Utah’s job growth rate in August highest in nation for seventh consecutive month

Utah's job growth is among the highest in the United States: Photo (AP Photo/Charlie Neibergall, File)
Utah’s job growth is among the highest in the United States: Photo (AP Photo/Charlie Neibergall)

Utah posted the highest job growth rate in the nation for total and private job growth for the seventh consecutive month, according to a U.S. Labor Department report.

The report shows that Utah experienced private job sector growth of 4.6 percent and total sector job growth of 4.0 percent from August of 2014 to 2015. These percentages translate to 52,800 jobs having been added to the economy since August 2014.

“This is obviously great news for BYU students looking to enter the workforce in Utah, after graduation,” said Scott Greenhalgh, a BYU alumni career counselor. “The more jobs that there are, the greater the opportunity for our students to get the jobs they want.”

According to Greenhalgh, BYU students usually seem to have no problem finding jobs post-graduation. “Recruiters are continuing to come back to BYU year after year because they like our students – they like the values our students have.”

Jodi Chowen, the Director of University Career Services had similar thoughts to share. “Employers love our students — they love the BYU brand, which labels them as hardworking and honest.”

According to the report, Utah had the sixth lowest unemployment rate in the nation at 3.7 percent, well below the national average of 5.1 percent.

Nebraska continued as the state with the nation’s lowest jobless rate at 2.8 percent.

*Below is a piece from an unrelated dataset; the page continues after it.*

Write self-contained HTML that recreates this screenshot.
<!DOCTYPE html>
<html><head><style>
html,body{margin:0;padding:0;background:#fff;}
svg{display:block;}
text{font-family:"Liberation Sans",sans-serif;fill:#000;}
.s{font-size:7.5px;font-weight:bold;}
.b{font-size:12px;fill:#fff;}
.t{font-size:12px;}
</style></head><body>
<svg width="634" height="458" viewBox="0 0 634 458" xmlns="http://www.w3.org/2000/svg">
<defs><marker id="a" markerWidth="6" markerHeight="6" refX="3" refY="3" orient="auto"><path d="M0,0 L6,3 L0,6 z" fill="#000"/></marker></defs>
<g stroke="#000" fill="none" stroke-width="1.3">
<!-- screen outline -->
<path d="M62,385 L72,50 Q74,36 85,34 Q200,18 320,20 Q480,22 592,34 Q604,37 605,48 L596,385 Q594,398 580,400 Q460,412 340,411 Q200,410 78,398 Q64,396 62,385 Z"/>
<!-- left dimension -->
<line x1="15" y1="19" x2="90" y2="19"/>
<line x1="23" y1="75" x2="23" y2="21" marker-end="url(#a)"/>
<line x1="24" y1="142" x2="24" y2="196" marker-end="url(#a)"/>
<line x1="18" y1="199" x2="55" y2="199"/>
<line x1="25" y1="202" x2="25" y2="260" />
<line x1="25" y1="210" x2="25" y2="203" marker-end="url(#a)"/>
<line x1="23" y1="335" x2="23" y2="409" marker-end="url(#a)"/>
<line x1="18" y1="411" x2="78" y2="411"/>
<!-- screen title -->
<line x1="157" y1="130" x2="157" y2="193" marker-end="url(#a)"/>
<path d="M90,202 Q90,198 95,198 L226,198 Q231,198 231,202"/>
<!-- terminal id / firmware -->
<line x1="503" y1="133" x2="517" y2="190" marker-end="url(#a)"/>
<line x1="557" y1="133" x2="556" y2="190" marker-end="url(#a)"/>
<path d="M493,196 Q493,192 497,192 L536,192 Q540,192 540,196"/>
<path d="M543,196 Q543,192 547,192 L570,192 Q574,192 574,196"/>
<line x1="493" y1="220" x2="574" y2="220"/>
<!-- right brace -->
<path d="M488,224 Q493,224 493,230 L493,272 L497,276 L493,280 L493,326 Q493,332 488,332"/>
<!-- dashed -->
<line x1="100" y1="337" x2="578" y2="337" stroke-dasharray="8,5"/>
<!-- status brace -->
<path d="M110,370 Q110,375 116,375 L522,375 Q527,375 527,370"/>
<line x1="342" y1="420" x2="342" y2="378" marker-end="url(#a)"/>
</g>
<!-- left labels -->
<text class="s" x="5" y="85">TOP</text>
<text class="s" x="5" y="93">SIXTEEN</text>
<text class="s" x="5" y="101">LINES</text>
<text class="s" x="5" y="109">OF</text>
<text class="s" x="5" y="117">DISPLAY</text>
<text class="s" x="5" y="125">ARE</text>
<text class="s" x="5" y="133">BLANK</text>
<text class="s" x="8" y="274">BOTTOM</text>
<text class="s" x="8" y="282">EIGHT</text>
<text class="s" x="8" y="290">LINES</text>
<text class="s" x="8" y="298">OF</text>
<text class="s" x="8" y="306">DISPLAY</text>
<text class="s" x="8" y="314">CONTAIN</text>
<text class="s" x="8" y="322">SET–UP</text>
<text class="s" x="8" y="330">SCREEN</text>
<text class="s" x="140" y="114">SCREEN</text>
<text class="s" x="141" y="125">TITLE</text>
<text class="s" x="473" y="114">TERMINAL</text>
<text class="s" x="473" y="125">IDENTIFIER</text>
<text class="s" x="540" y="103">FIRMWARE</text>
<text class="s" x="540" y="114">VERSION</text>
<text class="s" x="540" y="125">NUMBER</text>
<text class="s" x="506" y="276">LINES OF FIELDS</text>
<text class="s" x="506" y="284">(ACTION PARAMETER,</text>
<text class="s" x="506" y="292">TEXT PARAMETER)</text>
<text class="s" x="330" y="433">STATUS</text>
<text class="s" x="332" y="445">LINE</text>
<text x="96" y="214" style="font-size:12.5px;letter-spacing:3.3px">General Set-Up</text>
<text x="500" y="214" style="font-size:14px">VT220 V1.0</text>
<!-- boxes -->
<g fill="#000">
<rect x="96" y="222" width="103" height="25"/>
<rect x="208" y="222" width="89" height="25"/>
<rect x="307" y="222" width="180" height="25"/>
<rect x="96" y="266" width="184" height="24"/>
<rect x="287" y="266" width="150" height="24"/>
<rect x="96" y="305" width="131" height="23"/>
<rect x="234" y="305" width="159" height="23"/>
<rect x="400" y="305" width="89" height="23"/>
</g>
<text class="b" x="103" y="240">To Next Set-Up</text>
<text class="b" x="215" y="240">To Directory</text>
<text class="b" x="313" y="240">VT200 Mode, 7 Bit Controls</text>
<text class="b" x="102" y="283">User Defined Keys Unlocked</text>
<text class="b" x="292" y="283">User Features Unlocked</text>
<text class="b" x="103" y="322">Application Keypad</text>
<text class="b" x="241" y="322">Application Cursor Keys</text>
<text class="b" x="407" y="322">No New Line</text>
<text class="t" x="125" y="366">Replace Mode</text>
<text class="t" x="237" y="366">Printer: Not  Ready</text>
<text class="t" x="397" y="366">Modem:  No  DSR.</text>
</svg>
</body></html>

North Dakota has the second-lowest, at 2.9 percent.

In contrast, unemployment in California remains elevated at 6.1 percent, though that is down sharply from 7.4 percent a year ago. Alaska’s unemployment rate is 6.6 percent, down from 6.9 percent a year ago.

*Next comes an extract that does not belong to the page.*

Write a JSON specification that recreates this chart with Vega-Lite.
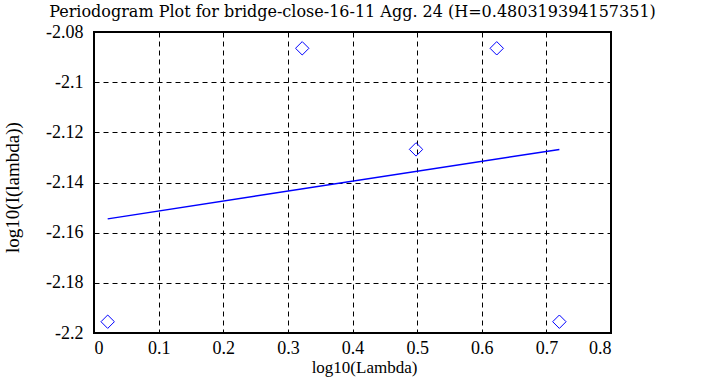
{
  "$schema": "https://vega.github.io/schema/vega-lite/v6.json",
  "width": 517,
  "height": 301,
  "autosize": "none",
  "padding": {"left": 94, "top": 32, "right": 94, "bottom": 54},
  "background": "white",
  "title": {
    "text": "Periodogram Plot for bridge-close-16-11 Agg. 24 (H=0.480319394157351)",
    "font": "DejaVu Serif",
    "fontSize": 16,
    "fontWeight": "normal",
    "color": "black",
    "offset": 3
  },
  "config": {
    "view": {"stroke": "black", "strokeWidth": 2},
    "axis": {
      "labelFont": "Liberation Serif",
      "labelFontSize": 18,
      "labelColor": "black",
      "titleFont": "Liberation Serif",
      "titleFontSize": 17,
      "titleFontWeight": "normal",
      "titleColor": "black",
      "domain": false,
      "ticks": false,
      "grid": true,
      "gridColor": "black",
      "gridDash": [5, 4],
      "gridOpacity": 1,
      "gridWidth": 1
    }
  },
  "datasets": {
    "pts": [
      {"x": 0.0212, "y": -2.1955},
      {"x": 0.3222, "y": -2.0865},
      {"x": 0.4983, "y": -2.1268},
      {"x": 0.6232, "y": -2.0865},
      {"x": 0.7201, "y": -2.1955}
    ],
    "fit": [
      {"x": 0.0212, "y": -2.1545},
      {"x": 0.7201, "y": -2.1268}
    ]
  },
  "layer": [
    {
      "data": {"name": "fit"},
      "mark": {"type": "line", "color": "#0000ff", "strokeWidth": 1.5},
      "encoding": {
        "x": {
          "field": "x", "type": "quantitative",
          "scale": {"domain": [0, 0.8], "nice": false, "zero": false},
          "axis": {"values": [0, 0.1, 0.2, 0.3, 0.4, 0.5, 0.6, 0.7, 0.8], "title": "log10(Lambda)", "labelFont": "Liberation Serif", "labelFontSize": 18, "labelPadding": 6, "titlePadding": 2, "titleFontSize": 17, "titleX": 270, "labelExpr": "replace(format(datum.value, '.1~f'), '\u2212', '-')"}
        },
        "y": {
          "field": "y", "type": "quantitative",
          "scale": {"domain": [-2.2, -2.08], "nice": false, "zero": false},
          "axis": {"values": [-2.2, -2.18, -2.16, -2.14, -2.12, -2.1, -2.08], "title": "log10(I(lambda))", "labelFont": "Liberation Serif", "labelFontSize": 18, "labelPadding": 11, "titlePadding": 23, "titleFontSize": 19, "titleY": 155, "labelExpr": "replace(format(datum.value, '.2~f'), '\u2212', '-')"}
        }
      }
    },
    {
      "data": {"name": "pts"},
      "mark": {"type": "point", "shape": "diamond", "filled": false, "color": "#0000ff", "size": 180, "strokeWidth": 1, "opacity": 1},
      "encoding": {
        "x": {"field": "x", "type": "quantitative"},
        "y": {"field": "y", "type": "quantitative"}
      }
    }
  ]
}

“Utah’s diverse economy continues to lead the nation,” Gov. Herbert said in the release put out by the state. “In fact, our state’s strong private sector job growth is twice the national average and a full percentage point higher than the state in second place.”

According to Chowen, more than half of BYU’s students are not from Utah, yet about half seek employment in Utah post-graduation. “This shows that our students like it here and want to work here even after they are done with school.”

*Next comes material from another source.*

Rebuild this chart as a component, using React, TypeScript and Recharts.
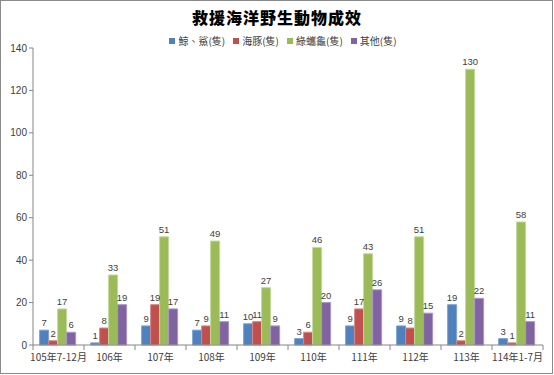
import { BarChart, Bar, XAxis, YAxis, LabelList } from "recharts";

const categories = ["105年7-12月", "106年", "107年", "108年", "109年", "110年", "111年", "112年", "113年", "114年1-7月"];
const whaleShark = [7, 1, 9, 7, 10, 3, 9, 9, 19, 3];
const dolphin = [2, 8, 19, 9, 11, 6, 17, 8, 2, 1];
const greenTurtle = [17, 33, 51, 49, 27, 46, 43, 51, 130, 58];
const others = [6, 19, 17, 11, 9, 20, 26, 15, 22, 11];
const yTicks = [0, 20, 40, 60, 80, 100, 120, 140];

const seriesDefs = [
  { key: "whaleShark", name: "鯨、鯊(隻)", color: "#4F81BD", edge: "#7fa2d0" },
  { key: "dolphin", name: "海豚(隻)", color: "#C0504D", edge: "#d58583" },
  { key: "greenTurtle", name: "綠蠵龜(隻)", color: "#9BBB59", edge: "#c3d79a" },
  { key: "others", name: "其他(隻)", color: "#8064A2", edge: "#a995c2" },
];

const data = categories.map((c, i) => ({
  name: c,
  whaleShark: whaleShark[i],
  dolphin: dolphin[i],
  greenTurtle: greenTurtle[i],
  others: others[i],
}));

const font = "'Noto Sans CJK TC', 'Noto Sans', sans-serif";
const numFont = "'Liberation Sans', 'Noto Sans', sans-serif";

function CategoryTick(props: any) {
  const { x, y, payload, index } = props;
  const half = payload.offset || 0;
  const last = index === categories.length - 1;
  return (
    <g>
      <line x1={x - half} y1={y - 8} x2={x - half} y2={y - 3} stroke="#868686" />
      {last && <line x1={x + half} y1={y - 8} x2={x + half} y2={y - 3} stroke="#868686" />}
      <text x={x} y={y + 8} textAnchor="middle" fontSize={10} fill="#404040" fontFamily={font}>
        {payload.value}
      </text>
    </g>
  );
}

export default function App() {
  return (
    <div style={{ position: "absolute", left: 0, top: 0, width: 554, height: 375, background: "#fff", fontFamily: font }}>
      <div
        style={{
          position: "absolute",
          left: 0,
          top: 0,
          width: 553,
          height: 374,
          boxSizing: "border-box",
          border: "1px solid #8a8a8a",
        }}
      />
      <div
        style={{
          position: "absolute",
          left: 0,
          width: 554,
          top: 7,
          textAlign: "center",
          fontSize: 16,
          fontWeight: 900,
          letterSpacing: 1,
          color: "#000",
          lineHeight: "20px",
        }}
      >
        救援海洋野生動物成效
      </div>
      <div
        style={{
          position: "absolute",
          left: 0,
          width: 554,
          top: 34,
          display: "flex",
          justifyContent: "center",
          fontSize: 10,
          color: "#404040",
          lineHeight: "14px",
          paddingLeft: 10,
        }}
      >
        {seriesDefs.map((s) => (
          <div key={s.key} style={{ display: "flex", alignItems: "center", marginRight: 8 }}>
            <span style={{ display: "inline-block", width: 6, height: 6, background: s.color, marginRight: 3 }} />
            <span>{s.name}</span>
          </div>
        ))}
      </div>
      <div style={{ position: "absolute", left: 0, top: 0 }}>
        <BarChart
          width={554}
          height={375}
          data={data}
          margin={{ top: 48, right: 11, bottom: 0, left: 0 }}
          barCategoryGap="13%"
          barGap={0}
        >
          <YAxis
            width={33}
            domain={[0, 140]}
            ticks={yTicks}
            interval={0}
            tick={{ fontSize: 10, fill: "#404040", fontFamily: numFont }}
            tickSize={4}
            axisLine={{ stroke: "#868686" }}
            tickLine={{ stroke: "#868686" }}
          />
          <XAxis
            dataKey="name"
            height={30}
            interval={0}
            tick={<CategoryTick />}
            tickLine={false}
            axisLine={{ stroke: "#868686" }}
          />
          {seriesDefs.map((s) => (
            <Bar
              key={s.key}
              dataKey={s.key}
              name={s.name}
              fill={s.color}
              stroke={s.edge}
              strokeWidth={1}
              isAnimationActive={false}
            >
              <LabelList dataKey={s.key} position="top" offset={4} fontSize={9.5} fill="#404040" fontFamily={numFont} />
            </Bar>
          ))}
        </BarChart>
      </div>
    </div>
  );
}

Washington ranked second to Utah in year-over private sector job growth at 3.6 percent, followed by Florida at 3.6 percent and Oregon at 3.5 percent.

Oregon ranked second to Utah in year-over total job growth at 3.5 percent, followed by Washington at 3.3 percent and Florida at 3.1 percent.

According to the report, nine of the 10 private sector industry groups measured in the establishment survey posted net job increases in August as compared to last year, while the natural resources and mining industry let 800 positions go.

The largest private sector employment increases were in leisure and hospitality (12,800 jobs), professional and business services (9,600 jobs), education and health services (9,400 jobs).

The fastest employment growth occurred in leisure and hospitality (9.7 percent), education and health services (5.5 percent) and professional and business services (5.1 percent).

Amy King, a recent BYU exercise science graduate, accepted a job offer in leisure and hospitality just five days after beginning her job search. According to her, students simply need to be open to the possibility of working in a field they didn’t initially anticipate.

“Even though I didn’t know it at the time, there are tons of jobs out there, just like the one I found,” King said. “Be open to using your skills, wherever they may take you.”

According to Chowen, 80 percent of students that seek full-time employment find it within 3 months. Ninety percent find work within 6 months.

“Opportunities are all around us,” he said. “Even students that study the liberal arts should realize that they will likely end up working for a business. This leaves plenty of jobs open for their taking. For those things they don’t feel they know, they just need to put themselves out there and learn.”